▸ Aim of the task
Return the listing below exactly, with the pictures dropped.

▸ Data section
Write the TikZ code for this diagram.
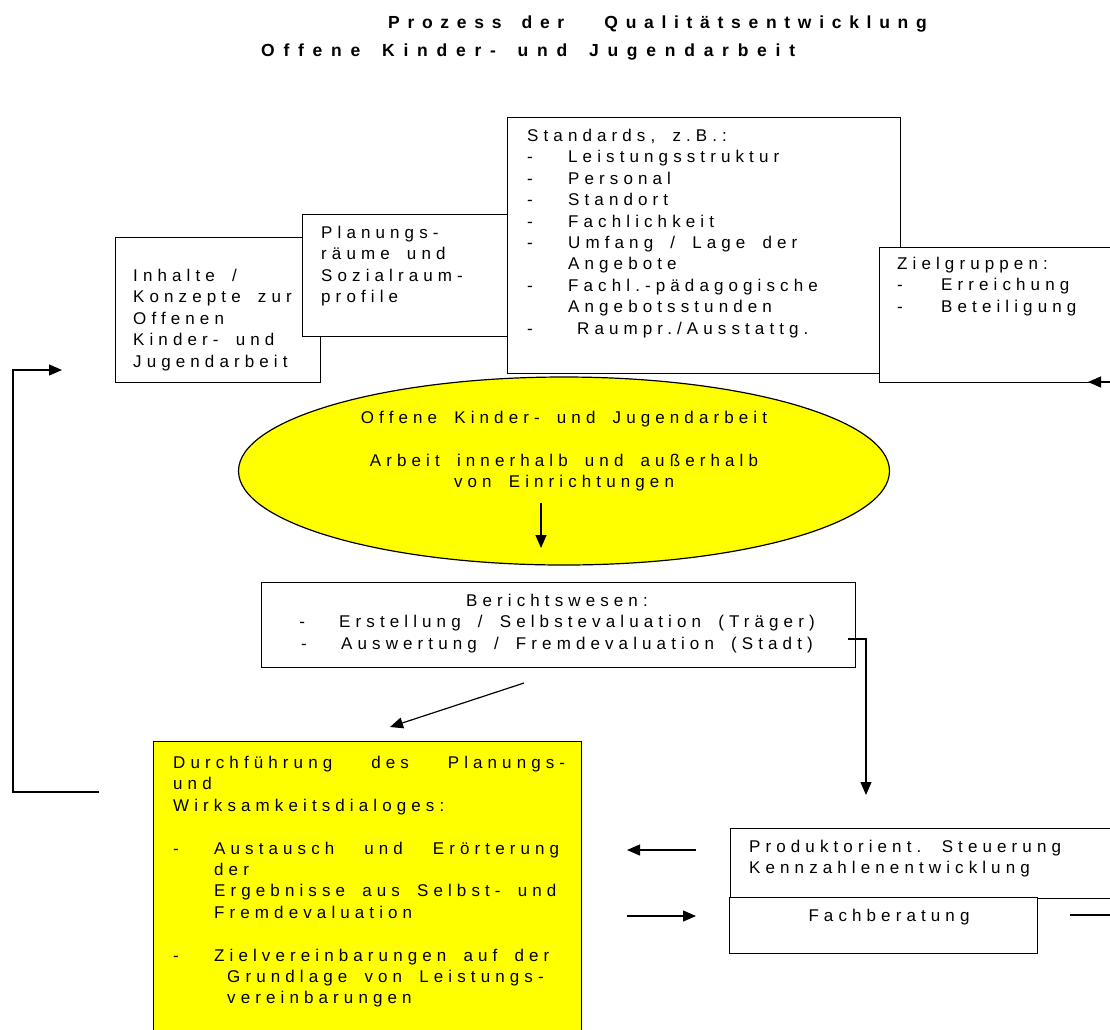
\documentclass[tikz,border=0pt]{standalone}
\usepackage{fontspec}
\setmainfont{Liberation Sans}[LetterSpace=30,WordSpace={1.75,3,1}]
\newfontfamily\titlefont{Liberation Sans}[LetterSpace=50,WordSpace=1.6]
\usetikzlibrary{shapes.geometric,arrows.meta}

\definecolor{gelb}{RGB}{255,255,0}
\newcommand{\boxfont}{\fontsize{17}{21.4}\selectfont}
\newcommand{\bul}[1]{\makebox[41pt][l]{-}#1}
\newcommand{\zg}[1]{\makebox[44pt][l]{-}#1}

\tikzset{
  pfeil/.style={-{Triangle[length=13pt,width=11pt]},line width=1.2pt},
  titel/.style={anchor=base west,inner sep=0pt,font=\titlefont\bfseries\fontsize{17.5}{20}\selectfont}
}

\begin{document}
\begin{tikzpicture}[x=1pt,y=-1pt]
  \useasboundingbox (0,0) rectangle (1110,1029);
  \clip (0,0) rectangle (1110,1029);

  \begin{scope}[every node/.style={draw,fill=white,line width=1.2pt,anchor=north west,inner sep=0pt}]
    \node[minimum width=205pt,minimum height=145pt] (inh) at (115,237) {};
    \node[minimum width=215pt,minimum height=122pt] (plan) at (302,214) {};
    \node[minimum width=393pt,minimum height=256pt] (std) at (507,117) {};
    \node[minimum width=260pt,minimum height=135pt] (ziel) at (879,247) {};
    \node[ellipse,fill=gelb,anchor=center,minimum width=651pt,minimum height=188pt] (okja) at (564,471) {};
    \node[minimum width=594pt,minimum height=85pt] (ber) at (261,582) {};
    \node[fill=gelb,minimum width=428pt,minimum height=320pt] (dfg) at (153,741) {};
    \node[minimum width=400pt,minimum height=70pt] (prod) at (730,828) {};
    \node[minimum width=308pt,minimum height=56pt] (fach) at (729,897) {};
  \end{scope}

  \node[titel] (t1) at (388,28) {\addfontfeature{LetterSpace=44}Prozess der\ \ Qualitätsentwicklung};
  \node[titel] (t2) at (261,56) {Offene Kinder- und Jugendarbeit};

  \begin{scope}[every node/.style={anchor=north west,align=left,inner sep=0pt,font=\boxfont}]
    \node (inhT) at (133,269) {Inhalte /\\Konzepte zur\\Offenen\\Kinder- und\\Jugendarbeit};
    \node (planT) at (321,226) {Planungs-\\räume und\\Sozialraum-\\profile};
    \node (stdT) at (527,129) {Standards, z.B.:\\
      \bul{Leistungsstruktur}\\
      \bul{Personal}\\
      \bul{Standort}\\
      \bul{Fachlichkeit}\\
      \bul{Umfang / Lage der}\\
      \hspace*{41pt}Angebote\\
      \bul{Fachl.-pädagogische}\\
      \hspace*{41pt}Angebotsstunden\\
      \bul{\hspace*{9pt}Raumpr./Ausstattg.}};
    \node (zielT) at (897,257) {Zielgruppen:\\\zg{Erreichung}\\\zg{Beteiligung}};
    \node[anchor=north,align=center] (okjaT) at (564,411) {Offene Kinder- und Jugendarbeit\\[21.4pt]Arbeit innerhalb und außerhalb\\von Einrichtungen};
    \node[anchor=north,align=center] (berT) at (557,594) {Berichtswesen:\\\makebox[40pt][l]{-}Erstellung / Selbstevaluation (Träger)\\\makebox[40pt][l]{-}Auswertung / Fremdevaluation (Stadt)};
    \node (dfgT) at (173,756) {\makebox[392pt][s]{Durchführung des Planungs-}\\und\\Wirksamkeitsdialoges:\\[21.4pt]
      \bul{\makebox[345pt][s]{Austausch und Erörterung}}\\
      \hspace*{41pt}der\\
      \hspace*{41pt}Ergebnisse aus Selbst- und\\
      \hspace*{41pt}Fremdevaluation\\[21.4pt]
      \bul{Zielvereinbarungen auf der}\\
      \hspace*{54pt}Grundlage von Leistungs-\\
      \hspace*{54pt}vereinbarungen};
    \node (prodT) at (749,840) {Produktorient. Steuerung\\Kennzahlenentwicklung};
    \node[anchor=north] (fachT) at (889,909) {Fachberatung};
  \end{scope}

  \coordinate (p1) at (541,503);
  \coordinate (p2) at (541,548);
  \coordinate (q1) at (524,683);
  \coordinate (q2) at (390,727);
  \coordinate (r1) at (848,639);
  \coordinate (r2) at (866,795);
  \coordinate (s1) at (99,792);
  \coordinate (s0) at (13,792);
  \coordinate (s2) at (62,370);
  \coordinate (z1) at (1110,382);
  \coordinate (z2) at (1088,382);
  \coordinate (u1) at (696,850);
  \coordinate (u2) at (627,850);
  \coordinate (v1) at (627,916);
  \coordinate (v2) at (696,916);
  \coordinate (w1) at (1070,915);
  \coordinate (w2) at (1110,915);

  \draw[pfeil] (p1) -- (p2);
  \draw[pfeil] (q1) -- (q2);
  \draw[pfeil] (r1) -| (r2);
  \draw[pfeil] (s1) -- (s0) |- (s2);
  \draw[pfeil] (z1) -- (z2);
  \draw[pfeil] (u1) -- (u2);
  \draw[pfeil] (v1) -- (v2);
  \draw[line width=1.2pt] (w1) -- (w2);

\end{tikzpicture}
\end{document}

▸ The solution
Write the TikZ code for this diagram.
\documentclass[tikz,border=0pt]{standalone}
\usepackage{fontspec}
\setmainfont{Liberation Sans}[LetterSpace=30,WordSpace={1.75,3,1}]
\newfontfamily\titlefont{Liberation Sans}[LetterSpace=50,WordSpace=1.6]
\usetikzlibrary{shapes.geometric,arrows.meta}

\definecolor{gelb}{RGB}{255,255,0}
\newcommand{\boxfont}{\fontsize{17}{21.4}\selectfont}
\newcommand{\bul}[1]{\makebox[41pt][l]{-}#1}
\newcommand{\zg}[1]{\makebox[44pt][l]{-}#1}

\tikzset{
  pfeil/.style={-{Triangle[length=13pt,width=11pt]},line width=1.2pt},
  titel/.style={anchor=base west,inner sep=0pt,font=\titlefont\bfseries\fontsize{17.5}{20}\selectfont}
}

\begin{document}
\begin{tikzpicture}[x=1pt,y=-1pt]
  \useasboundingbox (0,0) rectangle (1110,1029);
  \clip (0,0) rectangle (1110,1029);

  \begin{scope}[every node/.style={draw,fill=white,line width=1.2pt,anchor=north west,inner sep=0pt}]
    \node[minimum width=205pt,minimum height=145pt] (inh) at (115,237) {};
    \node[minimum width=215pt,minimum height=122pt] (plan) at (302,214) {};
    \node[minimum width=393pt,minimum height=256pt] (std) at (507,117) {};
    \node[minimum width=260pt,minimum height=135pt] (ziel) at (879,247) {};
    \node[ellipse,fill=gelb,anchor=center,minimum width=651pt,minimum height=188pt] (okja) at (564,471) {};
    \node[minimum width=594pt,minimum height=85pt] (ber) at (261,582) {};
    \node[fill=gelb,minimum width=428pt,minimum height=320pt] (dfg) at (153,741) {};
    \node[minimum width=400pt,minimum height=70pt] (prod) at (730,828) {};
    \node[minimum width=308pt,minimum height=56pt] (fach) at (729,897) {};
  \end{scope}

  \node[titel] (t1) at (388,28) {\addfontfeature{LetterSpace=44}Prozess der\ \ Qualitätsentwicklung};
  \node[titel] (t2) at (261,56) {Offene Kinder- und Jugendarbeit};

  \begin{scope}[every node/.style={anchor=north west,align=left,inner sep=0pt,font=\boxfont}]
    \node (inhT) at (133,269) {Inhalte /\\Konzepte zur\\Offenen\\Kinder- und\\Jugendarbeit};
    \node (planT) at (321,226) {Planungs-\\räume und\\Sozialraum-\\profile};
    \node (stdT) at (527,129) {Standards, z.B.:\\
      \bul{Leistungsstruktur}\\
      \bul{Personal}\\
      \bul{Standort}\\
      \bul{Fachlichkeit}\\
      \bul{Umfang / Lage der}\\
      \hspace*{41pt}Angebote\\
      \bul{Fachl.-pädagogische}\\
      \hspace*{41pt}Angebotsstunden\\
      \bul{\hspace*{9pt}Raumpr./Ausstattg.}};
    \node (zielT) at (897,257) {Zielgruppen:\\\zg{Erreichung}\\\zg{Beteiligung}};
    \node[anchor=north,align=center] (okjaT) at (564,411) {Offene Kinder- und Jugendarbeit\\[21.4pt]Arbeit innerhalb und außerhalb\\von Einrichtungen};
    \node[anchor=north,align=center] (berT) at (557,594) {Berichtswesen:\\\makebox[40pt][l]{-}Erstellung / Selbstevaluation (Träger)\\\makebox[40pt][l]{-}Auswertung / Fremdevaluation (Stadt)};
    \node (dfgT) at (173,756) {\makebox[392pt][s]{Durchführung des Planungs-}\\und\\Wirksamkeitsdialoges:\\[21.4pt]
      \bul{\makebox[345pt][s]{Austausch und Erörterung}}\\
      \hspace*{41pt}der\\
      \hspace*{41pt}Ergebnisse aus Selbst- und\\
      \hspace*{41pt}Fremdevaluation\\[21.4pt]
      \bul{Zielvereinbarungen auf der}\\
      \hspace*{54pt}Grundlage von Leistungs-\\
      \hspace*{54pt}vereinbarungen};
    \node (prodT) at (749,840) {Produktorient. Steuerung\\Kennzahlenentwicklung};
    \node[anchor=north] (fachT) at (889,909) {Fachberatung};
  \end{scope}

  \coordinate (p1) at (541,503);
  \coordinate (p2) at (541,548);
  \coordinate (q1) at (524,683);
  \coordinate (q2) at (390,727);
  \coordinate (r1) at (848,639);
  \coordinate (r2) at (866,795);
  \coordinate (s1) at (99,792);
  \coordinate (s0) at (13,792);
  \coordinate (s2) at (62,370);
  \coordinate (z1) at (1110,382);
  \coordinate (z2) at (1088,382);
  \coordinate (u1) at (696,850);
  \coordinate (u2) at (627,850);
  \coordinate (v1) at (627,916);
  \coordinate (v2) at (696,916);
  \coordinate (w1) at (1070,915);
  \coordinate (w2) at (1110,915);

  \draw[pfeil] (p1) -- (p2);
  \draw[pfeil] (q1) -- (q2);
  \draw[pfeil] (r1) -| (r2);
  \draw[pfeil] (s1) -- (s0) |- (s2);
  \draw[pfeil] (z1) -- (z2);
  \draw[pfeil] (u1) -- (u2);
  \draw[pfeil] (v1) -- (v2);
  \draw[line width=1.2pt] (w1) -- (w2);

\end{tikzpicture}
\end{document}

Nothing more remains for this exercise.